::: Provided material :::

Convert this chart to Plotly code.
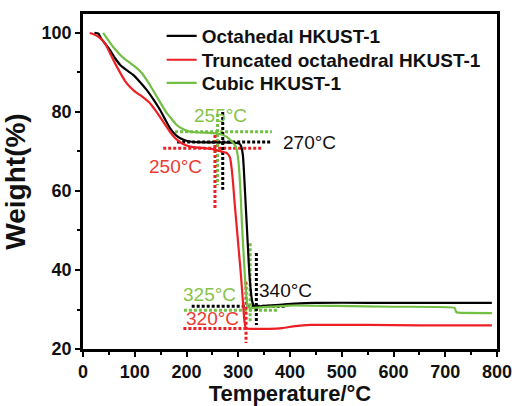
import plotly.graph_objects as go

# ---- data ----
T_oct = [22, 30, 35, 52, 62, 72, 85, 97, 110, 123, 136, 149, 160, 168, 178, 187, 200, 213, 240, 270, 295,
         302, 305, 309, 311, 313, 315, 317, 319, 321, 324, 327, 331, 350, 380, 410, 450, 550, 650, 790]
W_oct = [100, 99.8, 98.6, 95.7, 93.6, 91.9, 90.5, 89.4, 87.6, 85.6, 83.2, 80.5, 77.8, 75.9, 74.3, 73.4, 72.7,
         72.4, 72.3, 72.3, 72.2, 72.0, 71.5, 69, 65, 60, 55, 50, 45, 40, 35, 32, 30.8, 30.9, 31.2, 31.5, 31.7,
         31.7, 31.7, 31.7]

T_tr = [13, 22, 33, 43, 52, 62, 72, 81, 91, 100, 110, 120, 129, 139, 149, 158, 168, 178, 187, 200, 213, 230,
        250, 265, 278, 284, 287, 290, 293, 297, 301, 305, 309, 312, 315, 340, 360, 385, 410, 440, 550, 650, 790]
W_tr = [100, 99.6, 98.7, 97.3, 94.9, 92.3, 89.9, 87.9, 86.3, 85.2, 84.3, 83.3, 82.3, 80.6, 78.7, 76.9, 75.0,
        73.4, 72.4, 71.5, 71.1, 70.9, 70.6, 70.1, 69.6, 68.5, 66, 62, 57, 51, 45, 39, 32, 27, 25.2, 25.1, 25.1,
        25.3, 25.8, 26.1, 26.1, 26.0, 26.0]

T_cub = [39, 48, 58, 68, 78, 91, 104, 114, 123, 133, 143, 152, 162, 172, 181, 194, 207, 225, 245, 262, 278,
         290, 296, 300, 303, 305, 307, 310, 313, 316, 319, 325, 350, 400, 490, 600, 718, 721, 725, 790]
W_cub = [100, 98.3, 96.5, 95.0, 93.7, 92.4, 91.1, 89.8, 88.1, 86.0, 83.8, 81.8, 79.7, 78.1, 76.7, 75.6, 75.0,
         74.8, 74.7, 74.5, 73.7, 72.2, 71, 68, 63, 58, 52, 45, 38, 33, 30.6, 30.4, 30.6, 31.0, 30.9, 30.7,
         30.4, 29.4, 29.2, 29.1]

series_names = ["Octahedal HKUST-1", "Truncated octahedral HKUST-1", "Cubic HKUST-1"]
series_T = [T_oct, T_tr, T_cub]
series_W = [W_oct, W_tr, W_cub]

# guide (dotted) lines: (x0, x1, y0, y1, series index)
guide_x0 = [178, 182, 155, 270, 260, 255, 210, 195, 194, 335, 323, 315]
guide_x1 = [365, 365, 345, 270, 260, 255, 390, 375, 316, 335, 323, 315]
guide_y0 = [75.0, 72.4, 70.8, 80.0, 79.5, 74.2, 30.8, 29.8, 25.2, 44.3, 46.8, 37.0]
guide_y1 = [75.0, 72.4, 70.8, 60.3, 61.5, 55.7, 30.8, 29.8, 25.2, 26.1, 26.8, 21.5]
guide_s = [2, 0, 1, 0, 2, 1, 0, 2, 1, 0, 2, 1]

label_text = ["255°C", "270°C", "250°C", "340°C", "325°C", "320°C"]
label_x = [265, 437, 178, 392, 245, 251]
label_y = [79.2, 72.2, 66.3, 34.7, 33.7, 27.8]
label_s = [2, 0, 1, 0, 2, 1]

line_colors = ["#000000", "#ec2024", "#72bf44"]
text_colors = ["#111111", "#ec3b2f", "#86c34a"]

FONT = "Liberation Sans, Arial, sans-serif"

fig = go.Figure()

# guides first (below curves)
for x0, x1, y0, y1, s in zip(guide_x0, guide_x1, guide_y0, guide_y1, guide_s):
    fig.add_trace(go.Scatter(x=[x0, x1], y=[y0, y1], mode="lines", showlegend=False,
                             hoverinfo="skip",
                             line=dict(color=line_colors[s], width=3, dash="3px,2px")))

legend_ids = ["legend", "legend2", "legend3"]
for name, T, W, c, lg in zip(series_names, series_T, series_W, line_colors, legend_ids):
    fig.add_trace(go.Scatter(x=T, y=W, mode="lines", name=name, legend=lg,
                             line=dict(color=c, width=2.2, shape="spline", smoothing=0.4)))

for t, x, y, s in zip(label_text, label_x, label_y, label_s):
    fig.add_annotation(x=x, y=y, text=t, showarrow=False,
                       font=dict(family=FONT, size=19, color=text_colors[s]))

axis_common = dict(showline=True, linecolor="black", linewidth=2.5, mirror=True,
                   ticks="outside", tickwidth=2, ticklen=5, tickcolor="black",
                   showgrid=False, zeroline=False, automargin=False,
                   tickfont=dict(family=FONT, size=18, color="#111111", weight="bold"))

fig.update_xaxes(range=[0, 800], dtick=100, tick0=0,
                 minor=dict(ticks="outside", ticklen=3, tickwidth=2, dtick=50, tickcolor="black"),
                 title=dict(text="Temperature/°C",
                            font=dict(family=FONT, size=22, color="#111111", weight="bold")),
                 **axis_common)
fig.update_yaxes(range=[20, 104.8], dtick=20, tick0=20,
                 minor=dict(ticks="outside", ticklen=3, tickwidth=2, dtick=10, tickcolor="black"),
                 title=dict(text="Weight(%)",
                            font=dict(family=FONT, size=28, color="#111111", weight="bold")),
                 **axis_common)

leg_common = dict(xanchor="left", yanchor="middle", bgcolor="rgba(0,0,0,0)", borderwidth=0,
                  font=dict(family=FONT, size=19, color="#111111", weight="bold"))
fig.update_layout(
    width=514, height=406,
    margin=dict(l=83, r=17, t=14, b=57),
    plot_bgcolor="white", paper_bgcolor="white",
    font=dict(family=FONT),
    legend=dict(x=0.19, y=0.934, **leg_common),
    legend2=dict(x=0.19, y=0.863, **leg_common),
    legend3=dict(x=0.19, y=0.794, **leg_common),
)

fig.write_html("out.html")
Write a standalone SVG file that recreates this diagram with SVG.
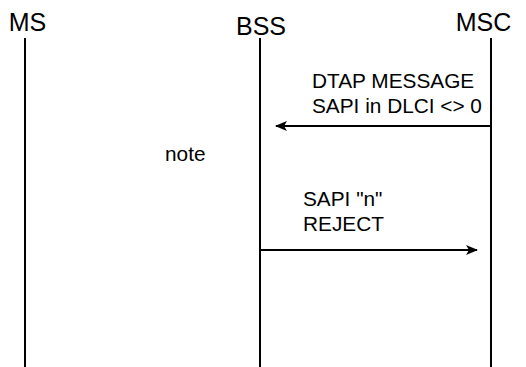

:::

*Task instructions:*
Without the pictures, return all the records precisely as they stand.

*Exercise result:*
Convert this chart to Plotly code.
import plotly.graph_objects as go

# ---- data ----
T_oct = [22, 30, 35, 52, 62, 72, 85, 97, 110, 123, 136, 149, 160, 168, 178, 187, 200, 213, 240, 270, 295,
         302, 305, 309, 311, 313, 315, 317, 319, 321, 324, 327, 331, 350, 380, 410, 450, 550, 650, 790]
W_oct = [100, 99.8, 98.6, 95.7, 93.6, 91.9, 90.5, 89.4, 87.6, 85.6, 83.2, 80.5, 77.8, 75.9, 74.3, 73.4, 72.7,
         72.4, 72.3, 72.3, 72.2, 72.0, 71.5, 69, 65, 60, 55, 50, 45, 40, 35, 32, 30.8, 30.9, 31.2, 31.5, 31.7,
         31.7, 31.7, 31.7]

T_tr = [13, 22, 33, 43, 52, 62, 72, 81, 91, 100, 110, 120, 129, 139, 149, 158, 168, 178, 187, 200, 213, 230,
        250, 265, 278, 284, 287, 290, 293, 297, 301, 305, 309, 312, 315, 340, 360, 385, 410, 440, 550, 650, 790]
W_tr = [100, 99.6, 98.7, 97.3, 94.9, 92.3, 89.9, 87.9, 86.3, 85.2, 84.3, 83.3, 82.3, 80.6, 78.7, 76.9, 75.0,
        73.4, 72.4, 71.5, 71.1, 70.9, 70.6, 70.1, 69.6, 68.5, 66, 62, 57, 51, 45, 39, 32, 27, 25.2, 25.1, 25.1,
        25.3, 25.8, 26.1, 26.1, 26.0, 26.0]

T_cub = [39, 48, 58, 68, 78, 91, 104, 114, 123, 133, 143, 152, 162, 172, 181, 194, 207, 225, 245, 262, 278,
         290, 296, 300, 303, 305, 307, 310, 313, 316, 319, 325, 350, 400, 490, 600, 718, 721, 725, 790]
W_cub = [100, 98.3, 96.5, 95.0, 93.7, 92.4, 91.1, 89.8, 88.1, 86.0, 83.8, 81.8, 79.7, 78.1, 76.7, 75.6, 75.0,
         74.8, 74.7, 74.5, 73.7, 72.2, 71, 68, 63, 58, 52, 45, 38, 33, 30.6, 30.4, 30.6, 31.0, 30.9, 30.7,
         30.4, 29.4, 29.2, 29.1]

series_names = ["Octahedal HKUST-1", "Truncated octahedral HKUST-1", "Cubic HKUST-1"]
series_T = [T_oct, T_tr, T_cub]
series_W = [W_oct, W_tr, W_cub]

# guide (dotted) lines: (x0, x1, y0, y1, series index)
guide_x0 = [178, 182, 155, 270, 260, 255, 210, 195, 194, 335, 323, 315]
guide_x1 = [365, 365, 345, 270, 260, 255, 390, 375, 316, 335, 323, 315]
guide_y0 = [75.0, 72.4, 70.8, 80.0, 79.5, 74.2, 30.8, 29.8, 25.2, 44.3, 46.8, 37.0]
guide_y1 = [75.0, 72.4, 70.8, 60.3, 61.5, 55.7, 30.8, 29.8, 25.2, 26.1, 26.8, 21.5]
guide_s = [2, 0, 1, 0, 2, 1, 0, 2, 1, 0, 2, 1]

label_text = ["255°C", "270°C", "250°C", "340°C", "325°C", "320°C"]
label_x = [265, 437, 178, 392, 245, 251]
label_y = [79.2, 72.2, 66.3, 34.7, 33.7, 27.8]
label_s = [2, 0, 1, 0, 2, 1]

line_colors = ["#000000", "#ec2024", "#72bf44"]
text_colors = ["#111111", "#ec3b2f", "#86c34a"]

FONT = "Liberation Sans, Arial, sans-serif"

fig = go.Figure()

# guides first (below curves)
for x0, x1, y0, y1, s in zip(guide_x0, guide_x1, guide_y0, guide_y1, guide_s):
    fig.add_trace(go.Scatter(x=[x0, x1], y=[y0, y1], mode="lines", showlegend=False,
                             hoverinfo="skip",
                             line=dict(color=line_colors[s], width=3, dash="3px,2px")))

legend_ids = ["legend", "legend2", "legend3"]
for name, T, W, c, lg in zip(series_names, series_T, series_W, line_colors, legend_ids):
    fig.add_trace(go.Scatter(x=T, y=W, mode="lines", name=name, legend=lg,
                             line=dict(color=c, width=2.2, shape="spline", smoothing=0.4)))

for t, x, y, s in zip(label_text, label_x, label_y, label_s):
    fig.add_annotation(x=x, y=y, text=t, showarrow=False,
                       font=dict(family=FONT, size=19, color=text_colors[s]))

axis_common = dict(showline=True, linecolor="black", linewidth=2.5, mirror=True,
                   ticks="outside", tickwidth=2, ticklen=5, tickcolor="black",
                   showgrid=False, zeroline=False, automargin=False,
                   tickfont=dict(family=FONT, size=18, color="#111111", weight="bold"))

fig.update_xaxes(range=[0, 800], dtick=100, tick0=0,
                 minor=dict(ticks="outside", ticklen=3, tickwidth=2, dtick=50, tickcolor="black"),
                 title=dict(text="Temperature/°C",
                            font=dict(family=FONT, size=22, color="#111111", weight="bold")),
                 **axis_common)
fig.update_yaxes(range=[20, 104.8], dtick=20, tick0=20,
                 minor=dict(ticks="outside", ticklen=3, tickwidth=2, dtick=10, tickcolor="black"),
                 title=dict(text="Weight(%)",
                            font=dict(family=FONT, size=28, color="#111111", weight="bold")),
                 **axis_common)

leg_common = dict(xanchor="left", yanchor="middle", bgcolor="rgba(0,0,0,0)", borderwidth=0,
                  font=dict(family=FONT, size=19, color="#111111", weight="bold"))
fig.update_layout(
    width=514, height=406,
    margin=dict(l=83, r=17, t=14, b=57),
    plot_bgcolor="white", paper_bgcolor="white",
    font=dict(family=FONT),
    legend=dict(x=0.19, y=0.934, **leg_common),
    legend2=dict(x=0.19, y=0.863, **leg_common),
    legend3=dict(x=0.19, y=0.794, **leg_common),
)

fig.write_html("out.html")
Write a standalone SVG file that recreates this diagram with SVG.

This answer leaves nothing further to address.